Temmuz 2025 itibarıyla resmi olarak belirlenen en düşük emekli maaşı 16.881 TL'nin, gerçek enflasyon oranlarını yansıtmadığı açıklandı. Erdursun, ENAG verileri esas alınsaydı bu rakamın 23.338 TL olması gerektiğini söyledi. Bu durum, emeklilerin maaşlarında yaklaşık yüzde 38,6 oranında kayıp yaşadığını gösteriyor ve sosyal adalet tartışmalarını beraberinde getiriyor.
Temmuz 2025 zammının ardından açıklanan rakamlarla birlikte tekrar tartışmaya açıldı. SGK Uzmanı Özgür Erdursun, resmi enflasyon oranları ile vatandaşın çarşıda pazarda karşılaştığı fiyatlar arasındaki farkın somut bir analizini sundu. Erdursun'a göre, resmi rakamların günlük hayatın maliyetini yansıtmaması, emeklilerin alım gücünde ciddi bir erimeye yol açıyor.

Gerçek Enflasyon Kaybı Nasıl Hesaplanıyor?
Türkiye İstatistik Kurumu (TÜİK) tarafından açıklanan resmi veriler, emekli maaşlarının belirlenmesinde temel ölçüt olmaya devam ediyor. Bu ölçüte göre, en düşük emekli maaşı Temmuz 2025 itibarıyla 16.881 TL olarak belirlendi. Ancak Özgür Erdursun, alternatif bir enflasyon ölçüm yöntemi olan ENAG verilerini kullanarak farklı bir tablo ortaya koydu. Uzmanın hesabı, ENAG verilerinin esas alınması durumunda en düşük maaşın 23.338 TL'ye çıkacağını netleştirdi. Bu hesaplama, emeklilerin gelirlerinde yaklaşık yüzde 38,6 oranında bir kayıp yaşandığını gösteriyor. Uzmanlar da benzer şekilde, TÜİK’in açıkladığı oranların gerçek maliyeti yansıtmadığını belirtiyor.

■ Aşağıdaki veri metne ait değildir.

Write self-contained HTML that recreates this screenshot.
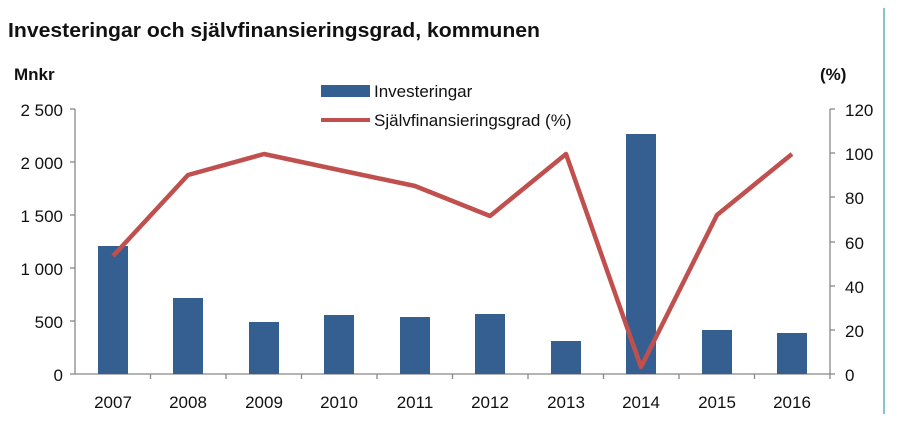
<!DOCTYPE html>
<html><head><meta charset="utf-8"><style>
body{margin:0;background:#fff;}
svg text{font-family:"Liberation Sans",sans-serif;}
</style></head><body>
<svg width="900" height="429" xmlns="http://www.w3.org/2000/svg">
<rect width="900" height="429" fill="#fff"/>
<text x="8" y="37" font-size="20" font-weight="bold" fill="#111" textLength="532" lengthAdjust="spacingAndGlyphs">Investeringar och självfinansieringsgrad, kommunen</text>
<text x="14" y="80" font-size="17" font-weight="bold" fill="#111">Mnkr</text>
<text x="820" y="80" font-size="17" font-weight="bold" fill="#111">(%)</text>
<line x1="884" y1="8" x2="884" y2="414" stroke="#5fb3b3" stroke-width="1.5"/>
<rect x="321" y="85" width="49" height="12" fill="#365f91"/>
<text x="374" y="97" font-size="17" fill="#111">Investeringar</text>
<line x1="321" y1="120" x2="370" y2="120" stroke="#c0504d" stroke-width="4"/>
<text x="374" y="126" font-size="17" fill="#111">Självfinansieringsgrad (%)</text>
<g stroke="#888" stroke-width="1.3">
<line x1="75" y1="109" x2="75" y2="374"/>
<line x1="830" y1="109" x2="830" y2="374"/>
<line x1="75" y1="374" x2="830" y2="374"/>
<line x1="70" y1="109" x2="75" y2="109"/><line x1="70" y1="162" x2="75" y2="162"/><line x1="70" y1="215" x2="75" y2="215"/><line x1="70" y1="268" x2="75" y2="268"/><line x1="70" y1="321" x2="75" y2="321"/><line x1="70" y1="374" x2="75" y2="374"/>
<line x1="830" y1="109" x2="835" y2="109"/><line x1="830" y1="153" x2="835" y2="153"/><line x1="830" y1="197" x2="835" y2="197"/><line x1="830" y1="242" x2="835" y2="242"/><line x1="830" y1="286" x2="835" y2="286"/><line x1="830" y1="330" x2="835" y2="330"/><line x1="830" y1="374" x2="835" y2="374"/>
<line x1="150.5" y1="374" x2="150.5" y2="379"/><line x1="226" y1="374" x2="226" y2="379"/><line x1="301.5" y1="374" x2="301.5" y2="379"/><line x1="377" y1="374" x2="377" y2="379"/><line x1="452.5" y1="374" x2="452.5" y2="379"/><line x1="528" y1="374" x2="528" y2="379"/><line x1="603.5" y1="374" x2="603.5" y2="379"/><line x1="679" y1="374" x2="679" y2="379"/><line x1="754.5" y1="374" x2="754.5" y2="379"/><line x1="830" y1="374" x2="830" y2="379"/>
</g>
<g font-size="17" fill="#111" text-anchor="end">
<text x="63" y="116">2 500</text><text x="63" y="169">2 000</text><text x="63" y="222">1 500</text><text x="63" y="275">1 000</text><text x="63" y="328">500</text><text x="63" y="381">0</text>
</g>
<g font-size="17" fill="#111" text-anchor="start">
<text x="845" y="116">120</text><text x="845" y="160">100</text><text x="845" y="204">80</text><text x="845" y="249">60</text><text x="845" y="293">40</text><text x="845" y="337">20</text><text x="845" y="381">0</text>
</g>
<g font-size="17" fill="#111" text-anchor="middle">
<text x="113" y="408">2007</text><text x="188" y="408">2008</text><text x="264" y="408">2009</text><text x="339" y="408">2010</text><text x="415" y="408">2011</text><text x="490" y="408">2012</text><text x="566" y="408">2013</text><text x="641" y="408">2014</text><text x="717" y="408">2015</text><text x="792" y="408">2016</text>
</g>
<g fill="#365f91">
<rect x="98" y="246" width="30" height="128"/>
<rect x="173" y="298" width="30" height="76"/>
<rect x="249" y="322" width="30" height="52"/>
<rect x="324" y="315" width="30" height="59"/>
<rect x="400" y="317" width="30" height="57"/>
<rect x="475" y="314" width="30" height="60"/>
<rect x="551" y="341" width="30" height="33"/>
<rect x="626" y="134" width="30" height="240"/>
<rect x="702" y="330" width="30" height="44"/>
<rect x="777" y="333" width="30" height="41"/>
</g>
<polyline fill="none" stroke="#c0504d" stroke-width="4.5" stroke-linejoin="round" points="113,256 188,175 264,154 339,170 415,186 490,216 566,154 641,367 717,215 792,154"/>
</svg>
</body></html>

Gelir Adaletinde Yaşanan Uçurumun Boyutu Nedir?
Özgür Erdursun’un dikkat çektiği bir diğer önemli nokta, maaş skalasındaki farklı kayıp oranlarıdır. En düşük maaş alanlardaki kayıp yüzde 38,6 seviyesindeyken, daha yüksek maaş alan emeklilerde kayıp oranı yüzde 235’e kadar yükseliyor. Bu durum, gelir grupları arasındaki uçurumun büyüdüğünü ve sadece taban maaş artışlarının yeterli olmadığını gözler önüne seriyor. Erdursun, yaptığı açıklamada, “Gerçek yaşam koşulları dikkate alınmadan yapılan maaş artışları, her dönem yeni mağduriyetler doğuruyor. TÜİK yerine ENAG oranları dikkate alınsaydı, emeklilerin bugün aldığı maaş çok daha yüksek olacaktı” ifadelerini kullandı. Bu tablo, sosyal adalet tartışmasını gündeme taşıyor. Ocak 2026 zammında da yine TÜİK verilerinin esas alınacak olması, emeklilerin kayıplarının devam etmesi riskini artırıyor. Kalıcı çözüm için alternatif veri setlerinin dikkate alınması, ENAG verilerinin hesaba katılması veya refah payı eklenmesi gibi beklentiler öne çıkıyor.